The topic of discussion for this Constitution Monday comes from the Eleventh Amendment to the United States Constitution: “The Judicial power of the United States shall not be construed to extend to any suit in law or equity, commenced or prosecuted against one of the United States by Citizens of another State, or by Citizens or Subjects of any Foreign State.” This provision means that citizens cannot be sued by the citizens of another state.
W. Cleon Skousen explained, “When the nation was younger the states were militantly alert to protect themselves from any intrusion by the federal government. Under the principle of dual sovereignty, the states maintained that they should decide whether or not they would allow themselves to be sued, just as the United States can be sued only with its consent. Therefore, when a citizen of South Carolina tried to sue the state of Georgia, and used the federal courts as a judicial arena in which to settle the matter, the state of Georgia felt that it was being forced into a suit without its consent. All of the states were very nervous about the situation because many of them were under heavy financial embarrassment following the ravages of inflation in the post-Revolutionary period and many of them were deeply in debt.
“Two days after the decision in this case, a resolution was offered in Congress designed to amend the Constitution so that there would be no cases like this in the future. However, this amendment did not actually take effect until five years later – January 8, 1798.” (See The Making of America – The Substance and Meaning of the Constitution, pp. 713-714.)

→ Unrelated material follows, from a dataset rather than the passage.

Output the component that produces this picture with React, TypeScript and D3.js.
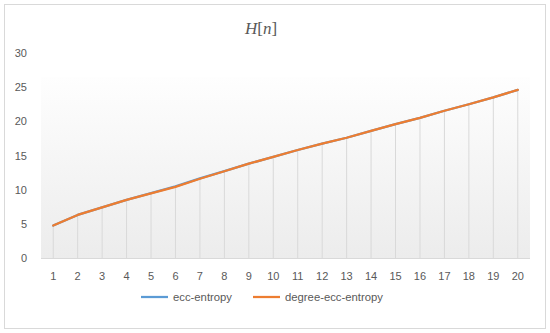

Ernest A. Young of The Heritage Foundation gave further explanation: “The Eleventh Amendment was ratified in 1795 as a response to the Supreme Court’s decision in Chisholm v. Georgia (1793). Chisholm had held that the federal courts could hear suits by individuals against state governments for money damages, notwithstanding the sovereign immunity that the states had traditionally enjoyed. The resulting furor – based largely on concerns that the states would be held accountable for their Revolutionary War debts – gave rise in 1795 to the ratification of the Eleventh Amendment, which established a fairy narrow textual bar to jurisdiction in cases like Chisholm itself. Chisholm was the first major constitutional decision of the new Curt, and the Eleventh Amendment reversed it, eight years before Marbury v. Madison (1803).
“The notion of sovereign immunity predates the Eleventh Amendment, having its origins in the English common law as well as from political theorists such as Thomas Hobbes and Jean Bodin. The Framers were clearly aware of the traditional doctrine that the states were immune from private lawsuits as sovereign entities, and some Anti-Federalists feared that Article III, Section 1, of the Constitution – which declares that the federal judicial power extends to suits `between a State and Citizens of another State’ – would override that doctrine. Several key Framers – including Alexander Hamilton, James Madison, and John Marshall – are on record denying that the Constitution would, of its own force, deprive the states of this immunity. The more difficult questions are ones that the Framers did not confront directly: Did the states’ immunity apply in suits based on federal law, as opposed to the state common-law claim relied upon in Chisholm? And was that immunity constitutional in stature, or could Congress abrogate it? …” (See The Heritage Guide to the Constitution, p. 375.)